Norman has gone to great lengths to emphasis that his solutions for ‘saving capitalism’ and the planet will in no way interfere with the market mechanism of the economic system. In fact, he has indicated a general desire to embrace ‘the market’ (and therefore capitalism). In his first speech as co-leader, Russell stated:
We had Keynesian economics, we had neoliberal economics, now is the time for some Green economics. Now is the time to harness the undoubted power of the market to internalise the costs of pollution. (emphasis mine)
Political commentator Steven Cowan of the excellent leftwing blog Against the Current has argued that this shift to the right by the Greens was initiated by former co-leaders Rod Donald and Jeanette Fitzsimons, but then escalated by Norman:
The Green Party's move to the right began in 2005 when, shortly before the last election, co-leader Rod Donald invited New Zealand's business elite to Wellington in order to assure them that the Green Party had no intention of frightening the economic horses, that it had no intention of rocking the capitalist boat. That rightward turn was accelerated when former socialist Russell Norman was voted co-leader to replace Rod Donald who had died.

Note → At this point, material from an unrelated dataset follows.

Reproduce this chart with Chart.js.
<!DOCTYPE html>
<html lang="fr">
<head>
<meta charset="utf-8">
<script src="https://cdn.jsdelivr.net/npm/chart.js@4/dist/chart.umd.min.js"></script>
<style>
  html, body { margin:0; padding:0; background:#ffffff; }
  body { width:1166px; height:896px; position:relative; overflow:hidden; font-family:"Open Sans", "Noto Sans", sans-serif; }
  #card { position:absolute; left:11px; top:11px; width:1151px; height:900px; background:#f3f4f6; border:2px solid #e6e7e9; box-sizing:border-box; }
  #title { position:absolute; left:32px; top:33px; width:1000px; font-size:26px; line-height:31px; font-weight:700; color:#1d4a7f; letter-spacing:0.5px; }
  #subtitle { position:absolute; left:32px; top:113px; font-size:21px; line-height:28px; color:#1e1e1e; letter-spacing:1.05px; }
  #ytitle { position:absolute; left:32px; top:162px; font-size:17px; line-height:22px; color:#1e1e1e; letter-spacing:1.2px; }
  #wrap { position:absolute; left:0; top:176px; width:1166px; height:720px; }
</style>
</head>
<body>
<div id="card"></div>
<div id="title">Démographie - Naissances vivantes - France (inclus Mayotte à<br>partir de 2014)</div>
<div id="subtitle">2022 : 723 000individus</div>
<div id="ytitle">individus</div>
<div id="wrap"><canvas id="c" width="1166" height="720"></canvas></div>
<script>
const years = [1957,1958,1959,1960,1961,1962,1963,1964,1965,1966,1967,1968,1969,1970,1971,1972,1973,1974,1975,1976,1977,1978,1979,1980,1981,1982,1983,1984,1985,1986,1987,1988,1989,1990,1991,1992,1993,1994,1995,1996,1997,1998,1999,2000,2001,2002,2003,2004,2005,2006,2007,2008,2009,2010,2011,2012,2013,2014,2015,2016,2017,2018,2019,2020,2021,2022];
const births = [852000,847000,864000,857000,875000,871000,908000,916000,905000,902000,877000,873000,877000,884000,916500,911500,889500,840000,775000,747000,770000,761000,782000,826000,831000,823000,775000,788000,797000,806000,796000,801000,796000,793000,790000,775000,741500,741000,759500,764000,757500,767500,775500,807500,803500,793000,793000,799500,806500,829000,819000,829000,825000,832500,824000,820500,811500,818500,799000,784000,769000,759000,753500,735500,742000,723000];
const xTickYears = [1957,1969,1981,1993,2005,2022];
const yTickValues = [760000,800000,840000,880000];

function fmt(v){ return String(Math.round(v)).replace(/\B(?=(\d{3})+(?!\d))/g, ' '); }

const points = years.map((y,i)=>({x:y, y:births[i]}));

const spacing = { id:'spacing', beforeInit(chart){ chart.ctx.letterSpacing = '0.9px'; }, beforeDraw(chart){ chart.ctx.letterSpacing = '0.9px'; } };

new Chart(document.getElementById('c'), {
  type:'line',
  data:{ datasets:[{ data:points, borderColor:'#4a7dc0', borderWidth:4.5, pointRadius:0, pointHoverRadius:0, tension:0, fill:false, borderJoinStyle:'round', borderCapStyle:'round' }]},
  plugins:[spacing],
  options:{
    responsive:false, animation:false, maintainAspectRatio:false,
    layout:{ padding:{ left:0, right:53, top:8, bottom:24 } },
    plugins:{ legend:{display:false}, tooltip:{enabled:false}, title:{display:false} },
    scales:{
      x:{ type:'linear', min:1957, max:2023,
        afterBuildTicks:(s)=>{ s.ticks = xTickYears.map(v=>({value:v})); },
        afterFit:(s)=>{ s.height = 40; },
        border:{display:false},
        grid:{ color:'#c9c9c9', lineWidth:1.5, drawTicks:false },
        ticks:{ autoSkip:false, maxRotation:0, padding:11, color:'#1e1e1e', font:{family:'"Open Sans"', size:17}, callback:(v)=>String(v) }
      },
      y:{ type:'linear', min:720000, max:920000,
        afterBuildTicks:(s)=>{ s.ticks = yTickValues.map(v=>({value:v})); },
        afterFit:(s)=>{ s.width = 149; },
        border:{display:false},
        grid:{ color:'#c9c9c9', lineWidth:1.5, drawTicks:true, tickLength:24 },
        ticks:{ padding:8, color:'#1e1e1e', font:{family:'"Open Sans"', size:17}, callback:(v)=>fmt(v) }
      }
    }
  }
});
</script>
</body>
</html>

Cowan has plenty other highly-recommended, insightful leftwing analyses of the Green Party, which you can read here:
- On the road to nowhere
- Green Party fraud
- No answers from Norman
- He’s a real nowhere man
- The Green Party are a joke
- The Green Party con
- Russel Norman: Will he and the Green Party choose Coke or Pepsi?
- Russel Norman talks more nonsense
Such analysis from Cowan helps show that the Greens’ move towards becoming a more ‘emphatically 'green-wing' party’ will bring it respect from New Zealand’s business and political elites, and may lead it to gaining real power positions in the near future. However, it is now absolutely clear that the Green Party offers nothing real for the left.